这里创建DataCollector对象来存储运行信息,并通过Trace机制记录收发端帧和分组传输情况。
1 记录发端帧传输(基WIFI MAC对界)
通过CounterCalculator(src/stats/model/basic-data-calculators.h )类实现计数,利用Trace机制,当节点0上wifiNetDevice/Mac/MacTx变化(source),通过Config::Connect关联,定义的TxCallback作为sink函数调用,导致CounterCalculator::update调用即m_count++从而起到计数功能;
2 记录收端帧传输(基WIFI MAC对界)
类似情况1,虽然这里的sink函数是PacketConterCalculator::PacketUpdate(src/network/utils/packet-data-calculators.cc),但是该函数仍然是通过CounterCalculator::update实现计数,即利用Trace机制,当节点1上wifiNetDevice/Mac/MacRx变化(source),通过Config::Connect关联;
3 记录发端分组传输
也是通过PacketConterCalculator::PacketUpdate实现计数,利用Trace机制,当节点0上/Application/*/$Sender/Tx变化(source),通过通过Config::Connect关联,定义的PacketConterCalculator::PacketUpdate作为sink函数调用;
4 记录收端分组接收
由于收端应用Receiver没有定义traced source,故这里没有采用Trace机制,而是直接利用Receiver:;SetCounter直接操作,通过SetCounter显示类型转换,j将appRx赋值给Receiver内部计数器,从而实现计数
以上均是通过PacketConterCalculator(src/network/utils/packet-data-calculators.cc)或者CounterCalculator(src/stats/model/basic-data-calculators.h )实现传输单元的计数,\下一个将通过引入PacketSizeMinMaxAvgTotalCalculator (src/network/utils/packet-data-calculators.h|cc)和MinMaxAvgTotalCalculator(src/stats/model/basic-data-calculators.h)实现单元内大小的记录。
5 记录发端分组大小
这里采用Trace机制,节点0上/Application/*/$Sender/Tx变化(source),通过通过Config::Connect关联,定义的PacketSizeMinMaxAvgTotalCalculator::PacketUpdate作为sink函数调用,从而MinMaxAvgTotalCalculator::Update实现大小的记录。
6 记录端到端产生分组时的延迟
类似情况4,不采用Trace机制,直接利用Receiver:;SetDelayTracker记录传世时延最值/平均值等
七 运行程序命令
八 统计结果输出
对于输出要么OMNet++(纯文本输出格式)要么SQLite(数据库格式输出),这取决于程序头部定义的参数format,并最终DataCollector对象进行存储。
九 控制脚本实现最后运行
通过 一个简单的控制脚本实现该仿真程序在不同距离下大量重复(作为输入)实验后运行画图。

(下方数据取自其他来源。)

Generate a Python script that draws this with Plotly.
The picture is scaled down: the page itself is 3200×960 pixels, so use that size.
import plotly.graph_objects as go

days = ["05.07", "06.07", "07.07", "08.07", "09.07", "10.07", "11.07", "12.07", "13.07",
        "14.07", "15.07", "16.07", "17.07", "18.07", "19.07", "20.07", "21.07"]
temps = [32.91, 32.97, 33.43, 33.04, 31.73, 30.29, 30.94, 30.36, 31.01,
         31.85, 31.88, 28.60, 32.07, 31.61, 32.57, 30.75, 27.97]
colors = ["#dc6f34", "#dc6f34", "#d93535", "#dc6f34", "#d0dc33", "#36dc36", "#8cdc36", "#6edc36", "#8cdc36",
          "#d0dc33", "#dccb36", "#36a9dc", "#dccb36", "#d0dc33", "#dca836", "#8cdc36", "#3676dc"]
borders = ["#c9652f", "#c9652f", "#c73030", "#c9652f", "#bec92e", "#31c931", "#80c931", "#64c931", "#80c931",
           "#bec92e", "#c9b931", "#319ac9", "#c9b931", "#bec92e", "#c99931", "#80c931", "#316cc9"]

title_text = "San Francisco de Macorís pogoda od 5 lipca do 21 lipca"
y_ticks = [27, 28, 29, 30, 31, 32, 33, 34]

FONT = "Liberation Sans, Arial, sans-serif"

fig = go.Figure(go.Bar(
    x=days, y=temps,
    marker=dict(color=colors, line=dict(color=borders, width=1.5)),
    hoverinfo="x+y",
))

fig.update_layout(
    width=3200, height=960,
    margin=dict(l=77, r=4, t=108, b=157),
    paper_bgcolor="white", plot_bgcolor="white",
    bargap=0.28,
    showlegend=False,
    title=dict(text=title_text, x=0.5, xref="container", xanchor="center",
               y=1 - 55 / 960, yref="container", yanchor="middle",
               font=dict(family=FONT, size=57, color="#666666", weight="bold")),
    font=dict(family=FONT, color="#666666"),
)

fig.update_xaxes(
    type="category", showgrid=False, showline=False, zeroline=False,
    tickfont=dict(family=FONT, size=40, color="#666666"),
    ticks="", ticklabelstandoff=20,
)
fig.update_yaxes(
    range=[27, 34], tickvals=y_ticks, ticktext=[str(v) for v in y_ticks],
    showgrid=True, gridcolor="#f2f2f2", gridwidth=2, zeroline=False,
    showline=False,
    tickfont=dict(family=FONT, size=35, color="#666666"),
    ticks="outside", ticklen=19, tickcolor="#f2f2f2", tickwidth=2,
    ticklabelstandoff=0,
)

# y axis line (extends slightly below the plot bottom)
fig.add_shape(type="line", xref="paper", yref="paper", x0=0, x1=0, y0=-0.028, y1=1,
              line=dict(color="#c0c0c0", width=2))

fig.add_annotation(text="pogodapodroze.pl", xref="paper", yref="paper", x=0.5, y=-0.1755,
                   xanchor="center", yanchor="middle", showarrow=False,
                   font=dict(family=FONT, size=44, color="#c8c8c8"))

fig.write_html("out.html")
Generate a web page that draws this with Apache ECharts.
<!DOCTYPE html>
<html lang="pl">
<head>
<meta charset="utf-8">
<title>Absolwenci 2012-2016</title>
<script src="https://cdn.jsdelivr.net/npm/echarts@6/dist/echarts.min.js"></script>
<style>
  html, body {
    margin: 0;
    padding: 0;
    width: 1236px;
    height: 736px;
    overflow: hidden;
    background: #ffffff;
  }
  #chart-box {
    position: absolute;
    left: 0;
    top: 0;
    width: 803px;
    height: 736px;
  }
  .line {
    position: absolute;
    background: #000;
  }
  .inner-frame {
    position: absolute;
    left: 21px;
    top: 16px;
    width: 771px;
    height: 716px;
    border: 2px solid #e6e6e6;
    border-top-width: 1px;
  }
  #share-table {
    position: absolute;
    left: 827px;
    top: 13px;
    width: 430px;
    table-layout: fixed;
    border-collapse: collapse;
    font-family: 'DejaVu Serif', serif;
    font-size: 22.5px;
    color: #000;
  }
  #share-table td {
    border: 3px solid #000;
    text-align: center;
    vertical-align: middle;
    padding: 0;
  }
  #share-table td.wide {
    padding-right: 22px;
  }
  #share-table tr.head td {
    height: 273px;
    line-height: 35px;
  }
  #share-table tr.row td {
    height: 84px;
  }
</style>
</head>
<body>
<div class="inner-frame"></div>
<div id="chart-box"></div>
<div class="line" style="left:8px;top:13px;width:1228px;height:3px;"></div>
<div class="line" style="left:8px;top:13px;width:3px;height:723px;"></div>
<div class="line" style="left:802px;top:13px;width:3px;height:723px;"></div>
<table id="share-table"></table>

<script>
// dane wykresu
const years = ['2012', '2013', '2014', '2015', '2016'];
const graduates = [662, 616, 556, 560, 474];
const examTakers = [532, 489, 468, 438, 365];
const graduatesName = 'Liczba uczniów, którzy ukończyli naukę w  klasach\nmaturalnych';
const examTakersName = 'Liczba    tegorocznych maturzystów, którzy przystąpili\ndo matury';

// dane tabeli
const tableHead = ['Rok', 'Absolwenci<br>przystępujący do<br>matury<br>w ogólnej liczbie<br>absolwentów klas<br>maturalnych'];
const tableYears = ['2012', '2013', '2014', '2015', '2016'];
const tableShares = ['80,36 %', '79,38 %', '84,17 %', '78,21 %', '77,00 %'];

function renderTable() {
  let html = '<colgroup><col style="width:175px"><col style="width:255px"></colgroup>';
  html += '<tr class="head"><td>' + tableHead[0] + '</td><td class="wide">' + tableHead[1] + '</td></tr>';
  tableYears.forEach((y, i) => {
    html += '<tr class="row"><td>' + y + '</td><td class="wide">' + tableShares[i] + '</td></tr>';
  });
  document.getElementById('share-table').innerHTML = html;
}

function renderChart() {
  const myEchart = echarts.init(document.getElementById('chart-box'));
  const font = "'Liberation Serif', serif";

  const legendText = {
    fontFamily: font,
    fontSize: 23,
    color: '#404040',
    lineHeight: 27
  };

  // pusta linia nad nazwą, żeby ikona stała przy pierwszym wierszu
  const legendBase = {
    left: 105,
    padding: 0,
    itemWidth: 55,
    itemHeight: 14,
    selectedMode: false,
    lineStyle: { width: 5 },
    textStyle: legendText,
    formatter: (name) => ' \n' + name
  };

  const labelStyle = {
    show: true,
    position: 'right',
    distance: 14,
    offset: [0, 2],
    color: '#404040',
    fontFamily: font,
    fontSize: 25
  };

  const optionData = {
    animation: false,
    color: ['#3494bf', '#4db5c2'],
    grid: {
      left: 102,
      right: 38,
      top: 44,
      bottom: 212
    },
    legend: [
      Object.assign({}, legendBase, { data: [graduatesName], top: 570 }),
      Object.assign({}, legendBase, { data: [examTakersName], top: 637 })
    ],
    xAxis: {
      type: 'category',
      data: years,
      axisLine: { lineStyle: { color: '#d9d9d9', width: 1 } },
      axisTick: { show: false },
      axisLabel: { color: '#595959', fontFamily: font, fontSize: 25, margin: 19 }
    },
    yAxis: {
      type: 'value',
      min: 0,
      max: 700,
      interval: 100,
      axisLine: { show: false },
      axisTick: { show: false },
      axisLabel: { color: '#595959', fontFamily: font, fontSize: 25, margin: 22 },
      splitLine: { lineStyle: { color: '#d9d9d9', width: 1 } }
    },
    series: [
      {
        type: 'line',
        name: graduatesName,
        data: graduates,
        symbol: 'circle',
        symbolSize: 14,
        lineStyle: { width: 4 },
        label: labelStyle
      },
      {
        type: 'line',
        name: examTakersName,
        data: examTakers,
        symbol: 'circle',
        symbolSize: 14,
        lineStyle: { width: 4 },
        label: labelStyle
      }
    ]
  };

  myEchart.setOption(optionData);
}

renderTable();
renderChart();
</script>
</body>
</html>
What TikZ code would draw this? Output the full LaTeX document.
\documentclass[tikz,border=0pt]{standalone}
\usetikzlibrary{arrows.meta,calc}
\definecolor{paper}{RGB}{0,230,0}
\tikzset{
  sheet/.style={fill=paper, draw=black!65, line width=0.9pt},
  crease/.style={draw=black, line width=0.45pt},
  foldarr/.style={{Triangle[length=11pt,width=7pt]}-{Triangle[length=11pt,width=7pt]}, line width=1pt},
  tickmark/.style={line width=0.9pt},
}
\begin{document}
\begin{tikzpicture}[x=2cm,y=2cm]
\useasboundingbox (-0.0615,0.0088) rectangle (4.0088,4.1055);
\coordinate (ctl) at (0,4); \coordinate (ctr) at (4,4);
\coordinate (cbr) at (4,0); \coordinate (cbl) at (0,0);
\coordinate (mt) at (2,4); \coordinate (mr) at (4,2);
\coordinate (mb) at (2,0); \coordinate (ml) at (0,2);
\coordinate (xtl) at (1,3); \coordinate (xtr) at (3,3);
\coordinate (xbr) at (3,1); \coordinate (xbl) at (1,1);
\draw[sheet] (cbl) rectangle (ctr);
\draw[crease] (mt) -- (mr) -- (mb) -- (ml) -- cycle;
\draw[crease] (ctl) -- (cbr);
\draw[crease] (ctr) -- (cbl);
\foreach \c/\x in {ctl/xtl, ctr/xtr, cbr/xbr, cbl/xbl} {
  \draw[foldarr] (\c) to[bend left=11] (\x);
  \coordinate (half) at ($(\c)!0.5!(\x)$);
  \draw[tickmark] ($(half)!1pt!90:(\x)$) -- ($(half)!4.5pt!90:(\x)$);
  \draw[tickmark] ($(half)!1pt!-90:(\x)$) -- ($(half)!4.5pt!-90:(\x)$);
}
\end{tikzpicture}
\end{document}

可参考example/stats/wifi-example-db.sh(以后自己写多个不同输入下重复仿真项目时可参考这个)。该运行脚本每次都是基于一个不同的距离作为输入,收集每次仿真结果到SQLite数据库,其中对于每个距离输入,进行5次重复实验以减小波动。全部仿真完成只需几十秒,在完成存储到数据库后,可通过SQLite命令行进行SQL查询。并调用 wifi-example.gnuplot画图
进入该目录
- cd /NS3/ns-allinone-3.25/ns-3.25/examples/stats
- ./wifi-example-db.sh
产生data.db数据库,wifi-default.data和wifi-default.eps图 图是对应距离下的丢包率以表征WiFi模型性能。